Ils n’ont pas encore abordé le plus dur des débats. Mais les députés ont déjà vécu une première nuit intense. Lundi 16 avril au soir, les premières heures de discussions sur le projet de loi asile-immigration ont laissé la part belle à la droite. Les députés Les Républicains (LR) Guillaume Larrivé (Yonne) et Eric Ciotti (Alpes-Maritimes) ont longuement pris la parole.

Le premier a dénoncé un « petit projet de loi » de « petits ajustements techniques et de petits compromis politiques internes à la majorité », le second a, lui, fustigé un texte « de demi-mesures » rédigé avec des « pudeurs de violettes ». Un discours « nauséeux », a dénoncé le député La France insoumise (Seine-Saint-Denis) Eric Coquerel qui a vu le groupe de droite « jouer à l’idiot utile du macronisme » contribuant à « faire passer une loi extrême pour une loi équilibrée », alors qu’elle est « inhumaine » selon lui.

Amendements hostiles au texte

La teneur de ces échanges a largement servi Gérard Collomb. Face aux appels à la fermeté de la droite, le ministre de l’intérieur a déroulé un discours d’apaisement. « Une société, il est toujours facile de la diviser, de susciter les peurs, les craintes. Ce qui est plus difficile c’est de rassembler », leur a répondu M. Collomb. « Nous voulons résoudre les problèmes mais sans jouer sur les peurs et sans faire dans les amalgames », a-t-il poursuivi.

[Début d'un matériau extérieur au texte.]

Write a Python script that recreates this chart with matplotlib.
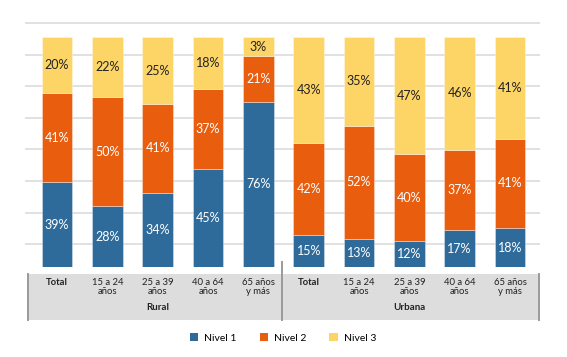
import numpy as np
import matplotlib
matplotlib.use("Agg")
import matplotlib.pyplot as plt
from matplotlib.patches import Rectangle, Patch
from matplotlib.lines import Line2D

plt.rcParams['font.family'] = ['Lato', 'DejaVu Sans']

# data
cats = ['Total', '15 a 24\naños', '25 a 39\naños', '40 a 64\naños', '65 años\ny más',
        'Total', '15 a 24\naños', '25 a 39\naños', '40 a 64\naños', '65 años\ny más']
groups = ['Rural', 'Urbana']
nivel1 = [39, 28, 34, 45, 76, 15, 13, 12, 17, 18]
nivel2 = [41, 50, 41, 37, 21, 42, 52, 40, 37, 41]
nivel3 = [20, 22, 25, 18, 3, 43, 35, 47, 46, 41]
series = ['Nivel 1', 'Nivel 2', 'Nivel 3']

colors = ['#2E6A9A', '#E95D0F', '#FDD566']
txt_colors = ['white', 'white', '#222222']

W, H = 567, 357
fig = plt.figure(figsize=(W / 100, H / 100), dpi=100)

# axes placed in pixel terms; 100% = 218 px, bars share a common top
left_px, right_px, bot_px, top_px = 25, 540, 267.3, 15
unit_px = 218
bar_top = 1.055
ax = fig.add_axes([left_px / W, 1 - bot_px / H, (right_px - left_px) / W, (bot_px - top_px) / H])
step = 50.3
ax.set_xlim(-(57 - left_px) / step, 9 + (right_px - 510) / step)
ax.set_ylim(0, (bot_px - top_px) / unit_px)

vals = np.array([nivel1, nivel2, nivel3], dtype=float)
x = np.arange(len(cats))
bottom = np.zeros(len(cats))
for i in range(3):
    h = vals[i] / 100 if i < 2 else bar_top - bottom
    ax.bar(x, h, 0.607, bottom=bottom, color=colors[i], edgecolor='#ffffff66',
           linewidth=0.6, zorder=3)
    for xi, hi, bi, v in zip(x, h, bottom, vals[i]):
        ax.text(xi, bi + hi / 2, f'{int(v)}%', ha='center', va='center',
                fontsize=9, color=txt_colors[i], zorder=4)
    bottom = bottom + h

# decorative gridlines
g0, gs = 0.1055, 0.145
for k in range(8):
    ax.axhline(g0 + k * gs, color='#DEDEDE', lw=1.3, zorder=1)

for s in ax.spines.values():
    s.set_visible(False)
ax.set_xticks([])
ax.set_yticks([])

# category table below the plot
def fx(px):
    return px / W

def fy(py):
    return 1 - py / H

fig.patches.append(Rectangle((fx(28), fy(320)), fx(540) - fx(28), fy(274) - fy(320),
                             transform=fig.transFigure, facecolor='#DDDDDD',
                             edgecolor='none', zorder=0))
for xp, y0 in [(28, 274), (282, 262), (539, 274)]:
    fig.lines.append(Line2D([fx(xp), fx(xp)], [fy(y0), fy(320)], transform=fig.transFigure,
                            color='#9A9A9A', lw=1.4))

for i, c in enumerate(cats):
    xd = ax.transData.transform((x[i], 0))[0] / fig.bbox.width
    fig.text(xd, fy(278), c, ha='center', va='top', fontsize=6.8,
             fontweight='bold' if c == 'Total' else 'normal', color='#222222',
             linespacing=1.05)
for gi, g in enumerate(groups):
    xd = ax.transData.transform((gi * 5 + 2, 0))[0] / fig.bbox.width
    fig.text(xd, fy(307), g, ha='center', va='center', fontsize=7,
             fontweight='bold', color='#222222')

handles = [Patch(facecolor=colors[i], label=series[i]) for i in range(3)]
fig.legend(handles=handles, loc='center', bbox_to_anchor=(fx(283), fy(338)), ncol=3,
           frameon=False, fontsize=7.5, handlelength=0.8, handleheight=0.8,
           columnspacing=2.2, handletextpad=0.6)

fig.savefig('out.png', dpi=100)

Le ministre de l’intérieur a montré un visage à l’opposé de celui affiché lors de l’examen du texte en commission. Il y a deux semaines, devant certains députés de la majorité gênés par les aspects répressifs du projet de loi, il avait déclenché une polémique en affirmant que des régions françaises étaient « submergées » par les migrants. Une expression très proche de la « submersion migratoire », rhétorique utilisée par l’extrême droite. « Je ne souscris en rien à la théorie du grand remplacement », a dû se défendre le ministre dans un entretien au Journal du dimanche daté du 15 avril.

Lundi soir dans l’Hémicycle, l’ancien maire de Lyon s’est bien plus adressé à sa majorité, en particulier à ceux qui doutent de ce projet de loi. De nombreux députés ont exprimé leurs réserves sur certaines mesures qui risquent, sous couvert d’accélérer le traitement des demandes d’asile, de réduire les droits des réfugiés. En commission, un petit collectif de députés LRM a ainsi déposé de nombreux amendements hostiles au texte. Un début de fronde qui a provoqué un sévère rappel à l’ordre de la part de Richard Ferrand. Le patron de la majorité a menacé d’exclusion du groupe ceux qui voteraient contre le texte. La plupart des députés LRM contestataires devraient s’abstenir lors du vote, après avoir de nouveau défendu de nombreux amendements cette semaine.

Conditions de vie « indignes »

Pour les amadouer, Gérard Collomb a donné, lundi soir, des gages d’ouverture, notamment au sujet du placement de mineurs en centre de rétention. Les députés de la majorité voulaient l’interdire. Le gouvernement s’y oppose, craignant que cela ne vienne faire obstacle au renvoi de certaines familles hors de France. « Je sais que c’est un problème pour un certain nombre de députés, j’y suis sensible », a indiqué le ministre promettant de soutenir « tous les travaux parlementaires » que les députés lanceraient à ce sujet. Une déclaration applaudie par une petite poignée d’élus LRM parmi les plus hostiles au texte.

Dans son discours, le ministre a par ailleurs évoqué les conditions de vie « souvent indignes » dans ces centres de rétention. Des mots loin d’être anodins. En décembre, la députée macroniste (Manche) Sonia Krimi avait marqué les esprits en employant le terme « indigne » lors d’une question au gouvernement sur les centres de rétention. Son intervention avait révélé les tensions au sein de la majorité sur ce sujet.

Lundi soir, le ministre a semblé endosser un nouveau costume. Pendant les longues semaines de négociations qui se sont tenues en ce début d’année autour de ce projet de loi, Gérard Collomb n’avait cessé de montrer sa fermeté face aux députés. « Il a peur d’être taxé de laxisme », confiait alors un membre de la majorité il y a quelques semaines. Après avoir circonscrit les critiques en interne, il peut désormais jouer un autre rôle en ménageant ses troupes et en attaquant le discours plus ferme de la droite. Un rôle qu’il devrait tenir toute la semaine.